Documents and Contractual Instruments
- Credit Agreement (omnibus line; principal contract) dated 1 August 1996 covering “all credit facilities now or hereafter extended by [SBC] to [Booklight]”; purpose to govern availments under SBC’s credit accommodations. (Rollo, pp. 10–14.)
- Continuing Suretyship dated 1 August 1996 with petitioner as surety; key provisions relied upon in the case include:
- “Guaranteed Obligations” clause (quoted in the Decision) which guarantees debtor’s obligations arising from all credit accommodations extended by the Bank to the Debtor, explicitly including increases, renewals, roll-overs, extensions, restructurings, amendments or novations thereof, as well as obligations appearing in the bank’s accounts and costs of enforcing rights under the Credit Instruments. (Records, p. 398.)

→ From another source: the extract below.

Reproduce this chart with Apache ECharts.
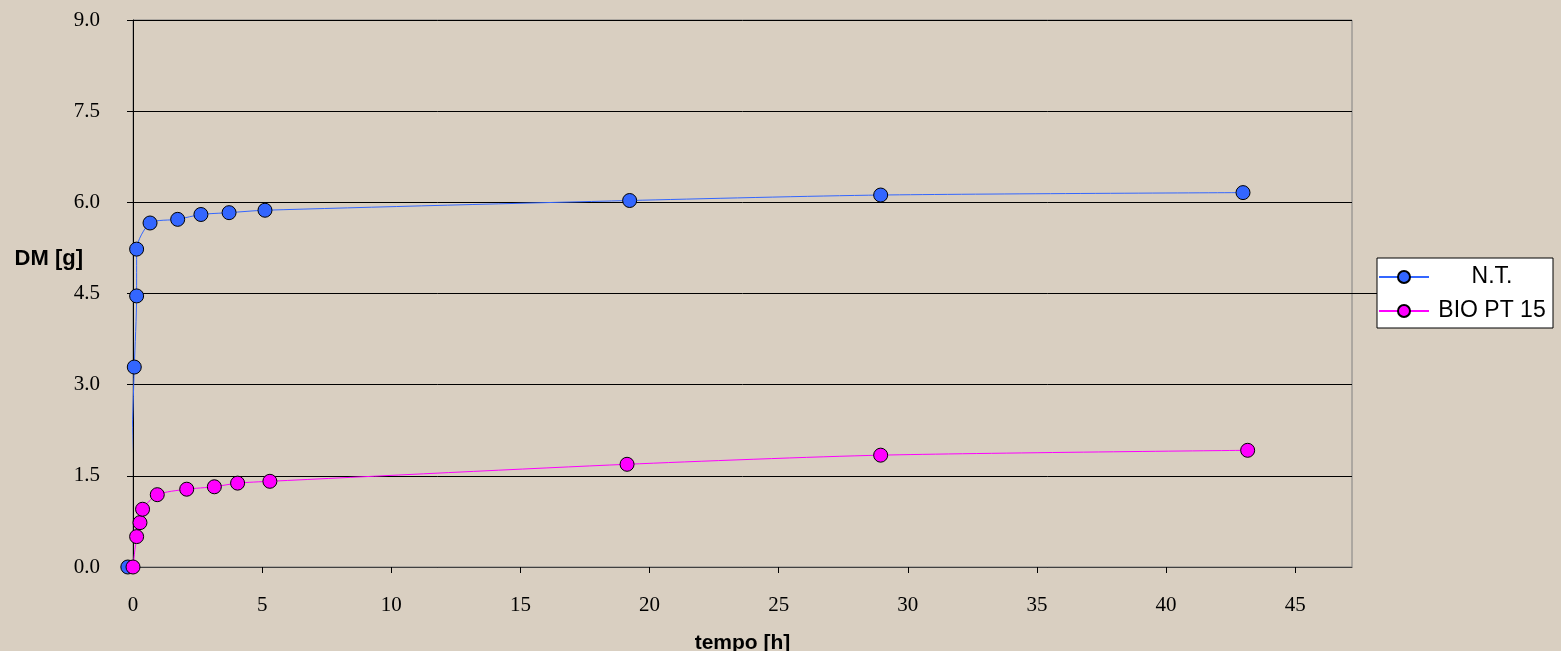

- Paragraph 10, “Continuity of Suretyship,” providing that the suretyship “shall remain in full force and effect until full and due payment and performance of the Guaranteed Obligations” and that partial payment by other sureties shall not terminate the suretyship. (Records, p. 400.)
- Paragraph 12, “Waivers by the Surety,” specifically subparagraph (v) wherein the surety waives “notice or consent to any modification, amendment, renewal, extension or grace period granted by the Bank to the Debtor with respect to the Credit Instruments.” (Records, p. 400.)
- Renewal letter dated 30 October 1997 approving renewal of Booklight’s credit facility with express terms: Facility: Loan Line; Amount: P10,000,000.00; Collateral: Existing JSS of Atty. Aniceto Saludo (marital consent waived); Term: 180 day Promissory Notes; Interest Rate: Prevailing SBC lending rate; Expiry: October 31, 1998. (Records, p. 472.)
Positions and Contentions of Parties
- Plaintiff SBC: sought collection from Booklight and petitioner on the basis of the promissory notes and the Continuing Suretyship guaranteeing Booklight’s obligations; asserted the Continuing Suretyship covered renewals and subsequent availments.
- Booklight (defendant): asserted the amount demanded by SBC related to an amendment of credit facilities (15 October 1996) increasing loan line from P8,000,000 to P10,000,000; denied executing the promissory notes; claimed it was not in default and pointed to the partial payment of P1,599,126.11 as a prelude to restructuring and continued negotiations.
- Petitioner Aniceto G. Saludo, Jr. (defendant/surety): contended that his undertaking was merely as an accommodation guarantor, that the Continuing Suretyship covered only the first credit facility and expired with it, and that the second credit facility (renewal/renewed facility in October 1997 / promissory notes in 1998) was not covered without his consent. Petitioner argued the nine promissory notes of 1998 did not reference the Continuing Suretyship, the Continuing Suretyship was a contract of adhesion, the approval of the second credit facility constituted a novation extinguishing the suretyship, Booklight’s offer to pay constituted valid tender discharging obligations to the extent of the offer, and the imposition of a penalty/interest at 2% per month (and the stipulated interest rates applied) was unconscionable.